REQUIRED TASK:
Only the lines from the top of the listing below to the line that has "from bokeh.resources import INLINE" should be echoed, with both ends kept and pictures left out.

──────

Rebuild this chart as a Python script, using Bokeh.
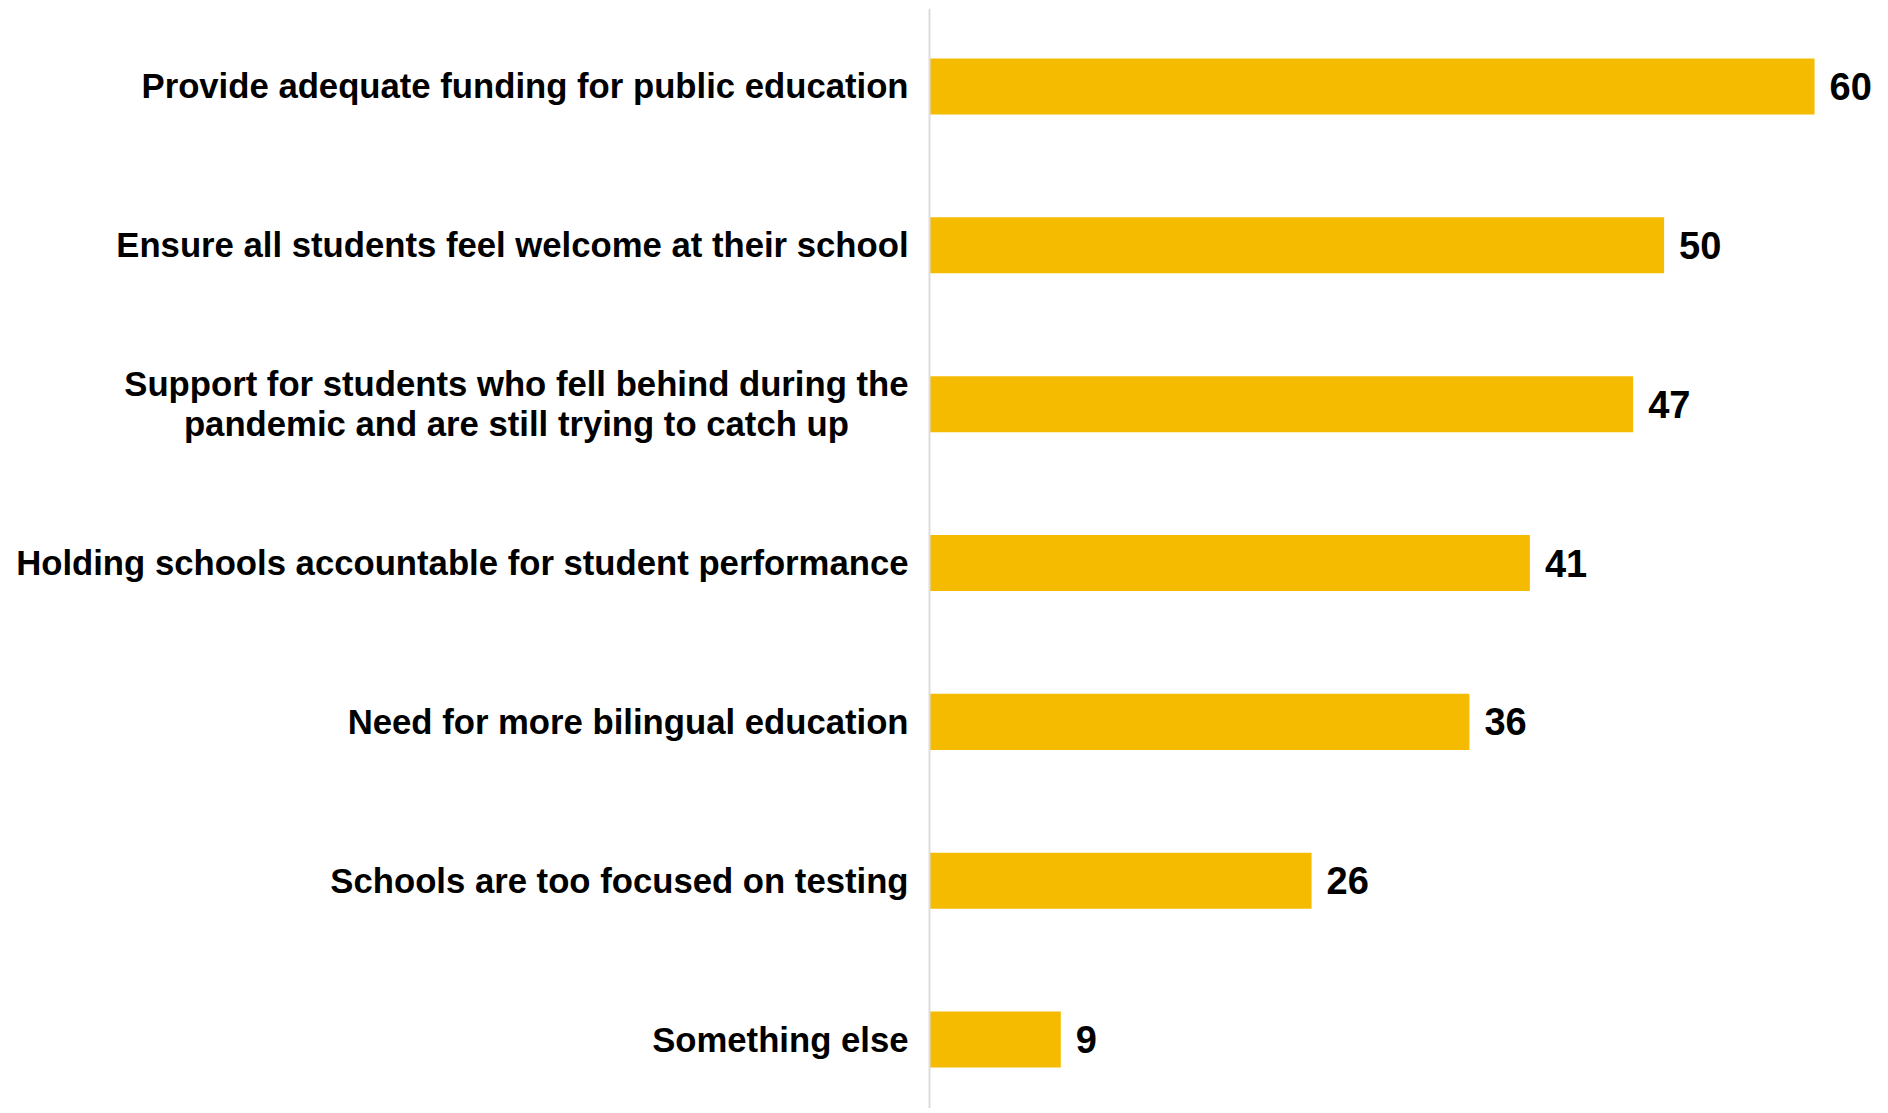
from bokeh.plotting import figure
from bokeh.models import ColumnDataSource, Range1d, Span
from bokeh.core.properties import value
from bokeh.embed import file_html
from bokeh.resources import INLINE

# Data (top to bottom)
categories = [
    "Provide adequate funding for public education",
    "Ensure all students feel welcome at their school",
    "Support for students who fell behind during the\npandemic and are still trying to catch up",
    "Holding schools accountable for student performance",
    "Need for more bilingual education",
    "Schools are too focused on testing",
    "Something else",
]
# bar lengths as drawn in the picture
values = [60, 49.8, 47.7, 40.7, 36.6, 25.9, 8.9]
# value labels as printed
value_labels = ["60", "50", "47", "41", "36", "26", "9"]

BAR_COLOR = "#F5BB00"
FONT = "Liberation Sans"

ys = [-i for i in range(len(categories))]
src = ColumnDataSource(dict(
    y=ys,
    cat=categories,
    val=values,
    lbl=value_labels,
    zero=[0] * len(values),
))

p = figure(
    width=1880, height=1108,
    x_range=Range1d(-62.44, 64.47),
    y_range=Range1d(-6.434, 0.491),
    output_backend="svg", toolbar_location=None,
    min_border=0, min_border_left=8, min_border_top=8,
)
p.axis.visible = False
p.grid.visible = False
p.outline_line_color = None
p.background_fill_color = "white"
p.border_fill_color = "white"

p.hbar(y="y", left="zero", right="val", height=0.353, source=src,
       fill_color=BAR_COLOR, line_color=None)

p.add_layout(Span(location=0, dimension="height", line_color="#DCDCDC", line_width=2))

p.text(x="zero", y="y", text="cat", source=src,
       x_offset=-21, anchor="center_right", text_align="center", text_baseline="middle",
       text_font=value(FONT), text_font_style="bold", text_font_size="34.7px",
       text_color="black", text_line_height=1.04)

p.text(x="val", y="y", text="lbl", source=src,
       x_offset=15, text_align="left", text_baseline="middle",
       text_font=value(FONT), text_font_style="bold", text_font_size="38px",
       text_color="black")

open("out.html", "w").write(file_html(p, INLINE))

──────

CORRECT ANSWER:
Rebuild this chart as a Python script, using Bokeh.
from bokeh.plotting import figure
from bokeh.models import ColumnDataSource, Range1d, Span
from bokeh.core.properties import value
from bokeh.embed import file_html
from bokeh.resources import INLINE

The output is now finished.